John Stevens is a featured columnist for RTC. His columns appear on Tuesdays throughout the season.
It seems like we’re still feeling things out, getting our bearings, and getting to know some teams in this college basketball season, but believe it or not we are one-third through the 2008-09 campaign. Pretty soon it’ll be the Christmas-time tournaments and then conference play, at which point the season seems to accelerate until we get to those beautiful, life-affirming days of the conference tournaments, Championship Week, and the NCAA Tournament. I was browsing through some of the pre-season columns here on RTC and came across this one that talked about how the fair, wonderful, and beautiful people in Las Vegas saw the season shaping up. Specifically, there’s a pretty sweet table listing every Division One squad with even the most remote chance of winning the 2009 title, and the money line they were offering for each team.
(Note: My sentiments above regarding the gambling gods in Las Vegas have nothing to do with the fact that the yearly RTC Vegas field trip is coming up in March. I think those things are true, no matter what. Wonderful, good-looking people they are, all of them. Every one. God bless them. Seriously…)
Now, in case you don’t know how a money line works, here’s the deal. Let’s say you go to a casino in Las Vegas and look up at the big board at the sportsbook and you see something that says North Carolina +300. This means that if you think UNC will win the title in 2009, you walk up to the incredibly nice man at the front of the sportsbook and tell him you want to make that bet. +300 means that if you bet $100 and UNC wins, the man will give you back $400, meaning the $300 offered in the money line, and your $100 bet (minus a small commission). Often, you’ll see a negative number next to a team, like (and I’m just throwing this name out) Fordham –200. This means that if you bet $200 to win (money lines can be applied to single games, conference titles, national championships, whatever) on Fordham, and Fordham wins, the nice man will hand you back $300 – the $200 you bet, and the $100 offered on that money line. A positive number means that’s how much you’ll win if you bet $100. A negative number means that’s what you have to bet in order to WIN $100. And of course you can bet as much as you want up to the maximum, i.e. with UNC above, you can bet $10 and win $30, or you can bet $500 and win $1500.
The original article covered pretty much everything noteworthy about the accompanying preseason table, but a couple of other items stood out to me. First of all, the very top. Everyone knew how great UNC was going to be, but here’s Vegas, telling us that they’re willing to give us FOUR TIMES our money if we have the so-called guts to put some cash down on what might end up being one of the all-time great college teams. Yeah, that sound you’re hearing right now? That’s me kicking myself. And without recapping the whole original article – who wouldn’t take a shot on Louisville and Connecticut (+1200 and 1400?!?)? I also literally get dizzy and have to sit down when I see Pitt (+2000), Oklahoma (+3500), Gonzaga (+4000!!), and a pretty doggone hot and versatile Wake Forest team (offered at an abominable +8000). Hey, Cincinnati readers, you looking for Xavier? They’re not even listed. You’d have to have your bet cheapened by taking the entire field at +1200.

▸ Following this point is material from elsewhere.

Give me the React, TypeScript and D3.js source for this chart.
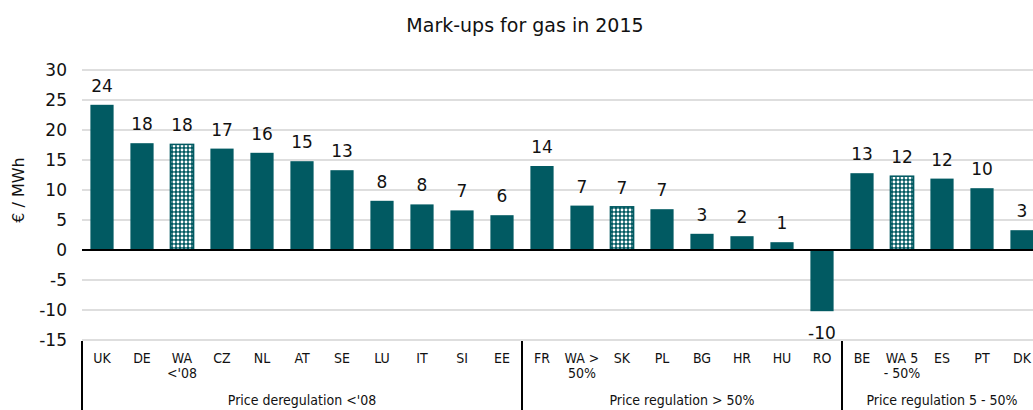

But of course this is all with benefit of hindsight. I had this information in the preseason just like everyone else and I just sat on it. So the question becomes, where are we now? What is Vegas offering? Is there any value comparable to what we could have had in the preseason? Well, wonder no more, my friends. Here’s the latest:
Vegas is still willing to almost triple your money with a bet on UNC, offering +175, claiming there’s a 36.4% chance that they’ll be raising the trophy in early April. It looks like they’ve woke up to Gonzaga and Tennessee as well, despite recent losses, but certainly not enough to put anyone off such a wager. But look at Louisville – true, they have a couple of things to iron out but that loss to Western Kentucky is far enough back in the rearview mirror, and since his days at Providence Rick Pitino has been the best in the business as far as 1) “learning” about his team from losses, and 2) getting his teams, and specifically the defense they play, to peak in March. Are you telling me that if one of your friends came up to you right now and said, “Give me $10 right now. If Louisville wins the title, I’ll hand you back $150,” you wouldn’t take that bet?
Obviously the story here is that, because of the sheer dominance of North Carolina and the way they’ve just eclipsed the entire college basketball landscape, most of the tremendous value that was on the board back in November is still there even a third of the way into the season. For some teams it’s come back a little (UConn, Oklahoma) but it’s still pretty inviting. For other squads you can get even better deals than back in November (Louisville, Texas, Kansas, Pitt), and you have the Tar Heels to thank for that. I mean, come on — they still don’t even bother to list #7 Xavier. Vegas is telling us here that any bet against UNC is basically a sucker bet. They might be right. But they’re certainly willing to reward you like crazy if you feel adventurous enough to bet against the Tar Heels, should they falter.